◆ EXERCISE DIRECTIONS ◆
Up to and including the line with "ax.text(v - 30", write out the listing from its first line, minus the pictures.

◆ EXTRACTED DATA ◆

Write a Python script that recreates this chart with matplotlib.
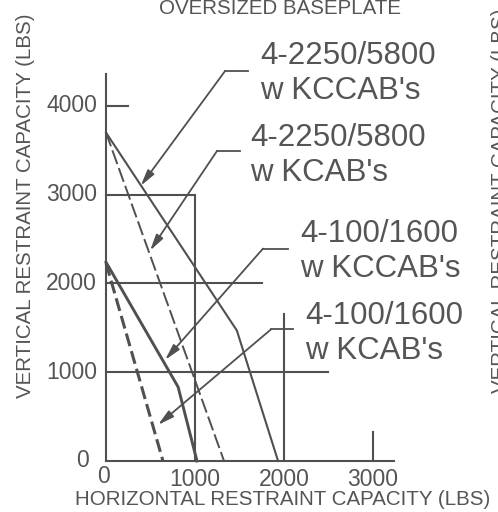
import matplotlib.pyplot as plt

# curves (lbs)
kccab_2250_x = [0, 1470, 1933]
kccab_2250_y = [3700, 1470, 0]
kcab_2250_x = [0, 1326]
kcab_2250_y = [3700, 0]
kccab_100_x = [0, 810, 1022]
kccab_100_y = [2240, 834, 0]
kcab_100_x = [0, 640]
kcab_100_y = [2230, 0]

x_ticks = [0, 1000, 2000, 3000]
y_ticks = [0, 1000, 2000, 3000, 4000]

labels = ["4-2250/5800\nw KCCAB's", "4-2250/5800\nw KCAB's",
          "4-100/1600\nw KCCAB's", "4-100/1600\nw KCAB's"]
# arrow tips on the curves
tips = [(390, 3100), (495, 2370), (663, 1138), (584, 406)]

col = '#505050'
tcol = '#555555'
plt.rcParams['font.family'] = ['Liberation Sans', 'DejaVu Sans']

fig = plt.figure(figsize=(4.98, 5.12), dpi=100)
ax = fig.add_axes([0, 0, 1, 1])
ax.set_xlim(-1191, 4404)
ax.set_ylim(-575, 5194)
ax.set_axis_off()

# axes and grid lines of the drawing
ax.plot([0, 3236], [0, 0], color=col, lw=1.5)
ax.plot([0, 0], [0, 4360], color=col, lw=1.5)
ax.plot([0, 250], [4000, 4000], color=col, lw=1.5)
ax.plot([0, 1000], [3000, 3000], color=col, lw=1.5)
ax.plot([0, 1750], [2000, 2000], color=col, lw=1.5)
ax.plot([0, 2490], [1000, 1000], color=col, lw=1.5)
ax.plot([1000, 1000], [0, 3000], color=col, lw=1.5)
ax.plot([2000, 2000], [0, 1660], color=col, lw=1.5)
ax.plot([3000, 3000], [0, 325], color=col, lw=1.5)

# curves
ax.plot(kccab_2250_x, kccab_2250_y, color=col, lw=1.5)
ax.plot(kcab_2250_x, kcab_2250_y, color=col, lw=1.4, dashes=(7.5, 2.2))
ax.plot(kccab_100_x, kccab_100_y, color=col, lw=2.1)
ax.plot(kcab_100_x, kcab_100_y, color=col, lw=2.2, dashes=(4.3, 1.7))

# tick labels
for v in y_ticks:
    off = 90 if v == 0 else 0
    ax.text(-100 - off, v, str(v), ha='right', va='center', fontsize=16.5, color=tcol)
for v in x_ticks:
    yy = -170 if v == 0 else -214
    ax.text(v - 30 if v == 0 else v, yy, str(v), ha='center', va='center', fontsize=16.5, color=tcol)

ax.text(1955, 5098, 'OVERSIZED BASEPLATE', ha='center', va='center', fontsize=14.8, color=tcol)
ax.text(1989, -439, 'HORIZONTAL RESTRAINT CAPACITY (LBS)', ha='center', va='center',
        fontsize=14.8, color=tcol)
ax.text(-910, 2873, 'VERTICAL RESTRAINT CAPACITY (LBS)', ha='center', va='center',
        rotation=90, fontsize=14.8, color=tcol)
# cut-off label of the next panel
ax.text(4430, 2930, 'VERTICAL RESTRAINT CAPACITY (LBS)', ha='center', va='center',
        rotation=90, fontsize=14.8, color=tcol)

# leaders: elbow, landing end, text position
elbows = [(1337, 4393), (1247, 3493), (1764, 2393), (1854, 1483)]
ends = [(1595, 4393), (1506, 3493), (2045, 2393), (2100, 1483)]
text_pos = [(1730, 4370), (1618, 3445), (2180, 2364), (2236, 1440)]

for lab, tip, el, en, tp in zip(labels, tips, elbows, ends, text_pos):
    ax.plot([el[0], en[0]], [el[1], en[1]], color=col, lw=1.3)
    ax.annotate('', xy=tip, xytext=el,
                arrowprops=dict(arrowstyle='-|>,head_length=0.8,head_width=0.2',
                                color=col, lw=1.3, shrinkA=0, shrinkB=0,
                                mutation_scale=12))
    ax.text(tp[0], tp[1], lab, ha='left', va='center', fontsize=22.5, color=tcol,
            linespacing=1.22)

fig.savefig('out.png', dpi=100)
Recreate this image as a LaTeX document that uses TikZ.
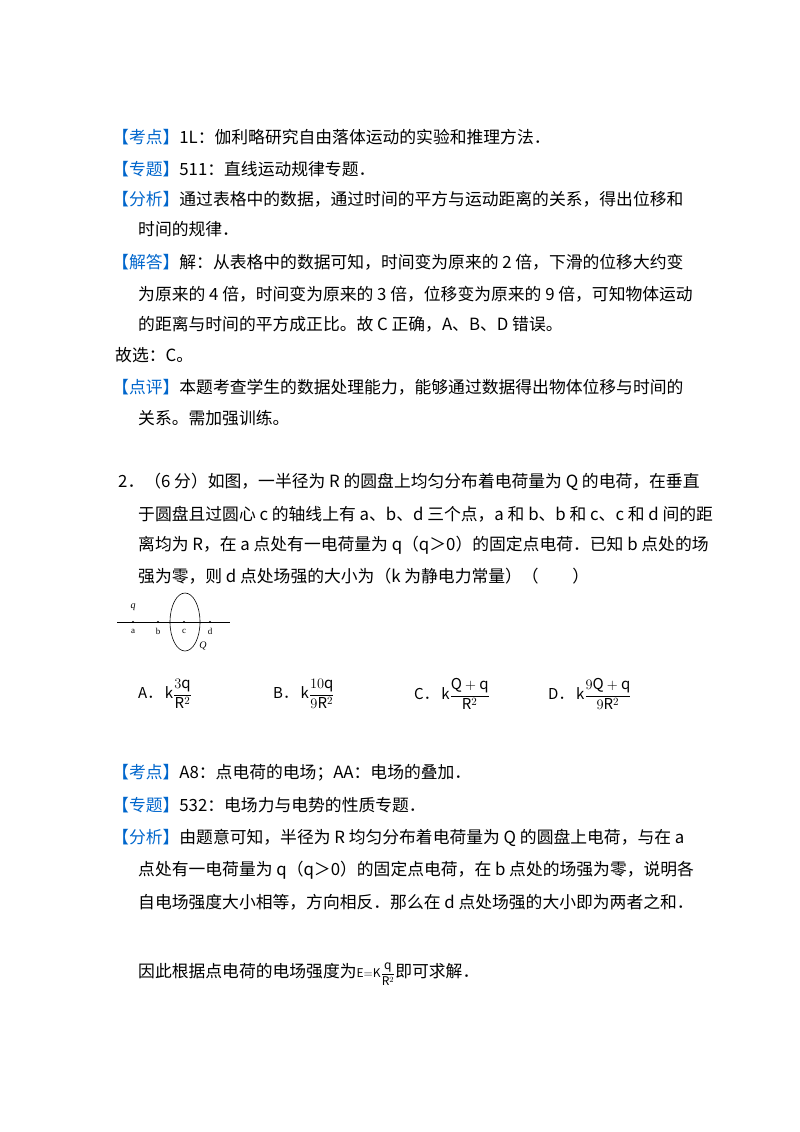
\documentclass[tikz,border=0pt]{standalone}
\usepackage{amsmath}
\usepackage{fontspec}
\setmainfont{Noto Sans CJK SC}
\newfontfamily\serifnum{Liberation Serif}
\definecolor{tagblue}{RGB}{0,102,204}
\begin{document}
\begin{tikzpicture}[x=1pt,y=-1pt,
  txt/.style={anchor=west,inner sep=0pt,font=\fontsize{16.8}{18}\selectfont},
  lbl/.style={inner sep=0pt,font=\serifnum\fontsize{9}{10}\selectfont},
  pt/.style={circle,fill=black,inner sep=0pt,minimum size=2.2pt},
  opt/.style={anchor=west,inner sep=0pt,font=\fontsize{15}{16}\selectfont}]
\useasboundingbox (0,0) rectangle (800,1132);
\newcommand{\tg}[1]{\textcolor{tagblue}{【#1】}}
\node[txt] (l1) at (112,137) {\tg{考点}1L：伽利略研究自由落体运动的实验和推理方法．};
\node[txt] (l2) at (112,169) {\tg{专题}511：直线运动规律专题．};
\node[txt] (l3) at (112,199) {\tg{分析}通过表格中的数据，通过时间的平方与运动距离的关系，得出位移和};
\node[txt] (l4) at (138,229) {时间的规律．};
\node[txt] (l5) at (112,262) {\tg{解答}解：从表格中的数据可知，时间变为原来的 2 倍，下滑的位移大约变};
\node[txt] (l6) at (138,294) {为原来的 4 倍，时间变为原来的 3 倍，位移变为原来的 9 倍，可知物体运动};
\node[txt] (l7) at (138,324) {的距离与时间的平方成正比。故 C 正确，A、B、D 错误。};
\node[txt] (l8) at (115,355) {故选：C。};
\node[txt] (l9) at (112,387) {\tg{点评}本题考查学生的数据处理能力，能够通过数据得出物体位移与时间的};
\node[txt] (l10) at (138,418) {关系。需加强训练。};
\node[txt] (q1) at (118,482) {2．（6 分）如图，一半径为 R 的圆盘上均匀分布着电荷量为 Q 的电荷，在垂直};
\node[txt] (q2) at (138,514) {于圆盘且过圆心 c 的轴线上有 a、b、d 三个点，a 和 b、b 和 c、c 和 d 间的距};
\node[txt] (q3) at (138,545) {离均为 R，在 a 点处有一电荷量为 q（q＞0）的固定点电荷．已知 b 点处的场};
\node[txt] (q4) at (138,576) {强为零，则 d 点处场强的大小为（k 为静电力常量）（\quad\quad）};
% diagram
\coordinate (L) at (117,622); \coordinate (R) at (230,622);
\draw[line width=0.6pt] (L) -- (R);
\draw[line width=0.6pt] (185,622) ellipse (15 and 29);
\node[pt] (a) at (133,622) {}; \node[pt] (b) at (158,622) {};
\node[pt] (c) at (184,622) {}; \node[pt] (d) at (210,622) {};
\node[lbl] at (133,631) {a}; \node[lbl] at (158,631) {b};
\node[lbl] at (184,631) {c}; \node[lbl] at (210,631) {d};
\node[lbl,font=\serifnum\itshape\fontsize{10}{10}\selectfont] (qq) at (133,607) {q};
\node[lbl,font=\serifnum\itshape\fontsize{10}{10}\selectfont] (QQ) at (203,646) {Q};
% options
\node[opt] (oa) at (138,694) {A．\,$\mathrm{k}\dfrac{3\mathrm{q}}{\mathrm{R}^2}$};
\node[opt] (ob) at (273,694) {B．\,$\mathrm{k}\dfrac{10\mathrm{q}}{9\mathrm{R}^2}$};
\node[opt] (oc) at (414,694) {C．\,$\mathrm{k}\dfrac{\mathrm{Q+q}}{\mathrm{R}^2}$};
\node[opt] (od) at (548,694) {D．\,$\mathrm{k}\dfrac{9\mathrm{Q+q}}{9\mathrm{R}^2}$};
\node[txt] (s1) at (112,773) {\tg{考点}A8：点电荷的电场；AA：电场的叠加．};
\node[txt] (s2) at (112,805) {\tg{专题}532：电场力与电势的性质专题．};
\node[txt] (s3) at (112,838) {\tg{分析}由题意可知，半径为 R 均匀分布着电荷量为 Q 的圆盘上电荷，与在 a};
\node[txt] (s4) at (138,870) {点处有一电荷量为 q（q＞0）的固定点电荷，在 b 点处的场强为零，说明各};
\node[txt] (s5) at (138,902) {自电场强度大小相等，方向相反．那么在 d 点处场强的大小即为两者之和．};
\node[txt] (s6) at (138,974) {因此根据点电荷的电场强度为{\fontsize{12}{12}\selectfont$\mathrm{E{=}K}\dfrac{\mathrm{q}}{\mathrm{R}^2}$}即可求解．};
\end{tikzpicture}
\end{document}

◆ TASK ANSWER ◆
Write a Python script that recreates this chart with matplotlib.
import matplotlib.pyplot as plt

# curves (lbs)
kccab_2250_x = [0, 1470, 1933]
kccab_2250_y = [3700, 1470, 0]
kcab_2250_x = [0, 1326]
kcab_2250_y = [3700, 0]
kccab_100_x = [0, 810, 1022]
kccab_100_y = [2240, 834, 0]
kcab_100_x = [0, 640]
kcab_100_y = [2230, 0]

x_ticks = [0, 1000, 2000, 3000]
y_ticks = [0, 1000, 2000, 3000, 4000]

labels = ["4-2250/5800\nw KCCAB's", "4-2250/5800\nw KCAB's",
          "4-100/1600\nw KCCAB's", "4-100/1600\nw KCAB's"]
# arrow tips on the curves
tips = [(390, 3100), (495, 2370), (663, 1138), (584, 406)]

col = '#505050'
tcol = '#555555'
plt.rcParams['font.family'] = ['Liberation Sans', 'DejaVu Sans']

fig = plt.figure(figsize=(4.98, 5.12), dpi=100)
ax = fig.add_axes([0, 0, 1, 1])
ax.set_xlim(-1191, 4404)
ax.set_ylim(-575, 5194)
ax.set_axis_off()

# axes and grid lines of the drawing
ax.plot([0, 3236], [0, 0], color=col, lw=1.5)
ax.plot([0, 0], [0, 4360], color=col, lw=1.5)
ax.plot([0, 250], [4000, 4000], color=col, lw=1.5)
ax.plot([0, 1000], [3000, 3000], color=col, lw=1.5)
ax.plot([0, 1750], [2000, 2000], color=col, lw=1.5)
ax.plot([0, 2490], [1000, 1000], color=col, lw=1.5)
ax.plot([1000, 1000], [0, 3000], color=col, lw=1.5)
ax.plot([2000, 2000], [0, 1660], color=col, lw=1.5)
ax.plot([3000, 3000], [0, 325], color=col, lw=1.5)

# curves
ax.plot(kccab_2250_x, kccab_2250_y, color=col, lw=1.5)
ax.plot(kcab_2250_x, kcab_2250_y, color=col, lw=1.4, dashes=(7.5, 2.2))
ax.plot(kccab_100_x, kccab_100_y, color=col, lw=2.1)
ax.plot(kcab_100_x, kcab_100_y, color=col, lw=2.2, dashes=(4.3, 1.7))

# tick labels
for v in y_ticks:
    off = 90 if v == 0 else 0
    ax.text(-100 - off, v, str(v), ha='right', va='center', fontsize=16.5, color=tcol)
for v in x_ticks:
    yy = -170 if v == 0 else -214
    ax.text(v - 30 if v == 0 else v, yy, str(v), ha='center', va='center', fontsize=16.5, color=tcol)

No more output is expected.